3. Taming the dealers - Direct sales via the Internet and direct press advertising appears to have replaced the heavy use of High Street dealers to expand the user base. This has many factors, it is less expensive than providing high dealer commissions, it is also far less visable to potential customers but affords the network greater control of those they acquire. Offering exclusive on-line deals that are much better deals than those offered through dealers have another consequence, they alienaite dealers and so does early upgrading by 3 directly. Having been responsible for the 'cashback' model to generate rapid growth in 2004/5 3 appear to have created one of the instruments of their own demise because whilst they may no longer like the idea, customers still do and other networks appear to have filled the gap for those browsing in the High Street.

4. Pre-Pay needs sorted and fast! Its not the huge revenue earner that networks make most money from but it is an important entry level sector which feeds the contract market. Customers want easy to understand, transparent pricing and the likes of Tesco and T-Mobile have provided just that. Other innovations like Vodafone's Stop The Clock, free weekends and 02 Treats have made 3's WePay proposition one of the weakest available. 3 need to offer a decent range of pre-pay handsets at affordable prices (in Italy you can get an LG U880 for about €100 on pre-pay), and a simple tariff that your average 16 year old can comprehend. Urgent action required in this area.

5. The on-going legendary Mumbai issue needs to be addressed. It was a bad mistake to rely on that quality of customer service when a new network needed to establish itself. The UK company must be aware of the issue and must now see that many other companies are now making an issue in advertising about UK based call centres. We have seen a U-Turn on the Walled Garden and now might be the right time to make another one on this issue. Without decent customer support all of the effort to change the customer experience in other areas is wasted.

So what is the state of play? 3 have a massive churn rate, far greater than any other operator (as if we did'nt already know). It is reported that they have a huge dormant pre-pay user base (40% or 700,000 inactive users), which makes the total active user base around the 3 million mark. Not a happy story when you have the expense of running a national 3G network and have to pay all the other running costs.

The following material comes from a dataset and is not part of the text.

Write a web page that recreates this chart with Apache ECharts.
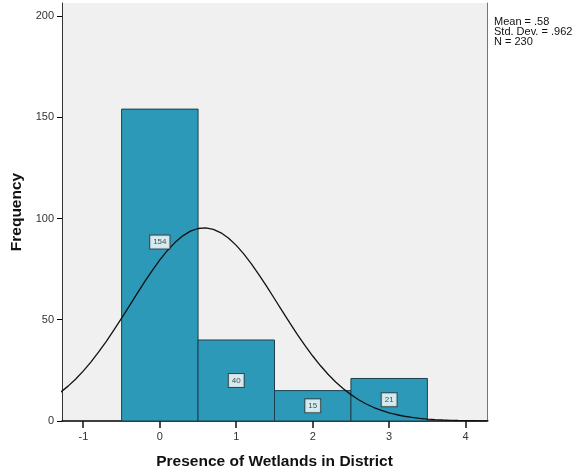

The latter question above is probably the most important and the one that is the most difficult to answer. Have HWL got the stomach for yet another full scale market attack? Clearly 3 million customers is not sufficient to make any impression on the costs and if numbers remain at the current levels 3 UK will be losing money for a long time to come. A lot has been done to change things but have they done enough as they now have no unique selling features and have been eclipsed on features like TV by Vodafone and Mobile Internet by T-Mobile.

I don't think 3 UK can survive in its current form and the vultures appear to circling as the press pick up the details from the operating accounts and translate them into forecasts with the help of industry analysits. Consolodation in the telecoms sector appears to be one potential saviour as 3's 3G network could be an attractive asset for a telco without a mobile presence of their own.

Interesting times ahead for sure.

What does everone else think as we reach what must be a very serious time for the decision makers at 3 UK's parent company (Hutchison Whampoa Ltd) in Hong Kong.

Hands0n
27th August 2006, 11:35 AM
I wish them well, I really do. But their antics since their inception frustrate the hell out of me. I am a two-times 3 Customer but am unlikely to be going back to them any time real soon now that I have four other, much better at CS, networks to choose from (the big "C" is completely intentional as 3 have no idea of what one of those are).

Alio
27th August 2006, 03:55 PM
3 UK are dead in the water.......watch the sharks move in!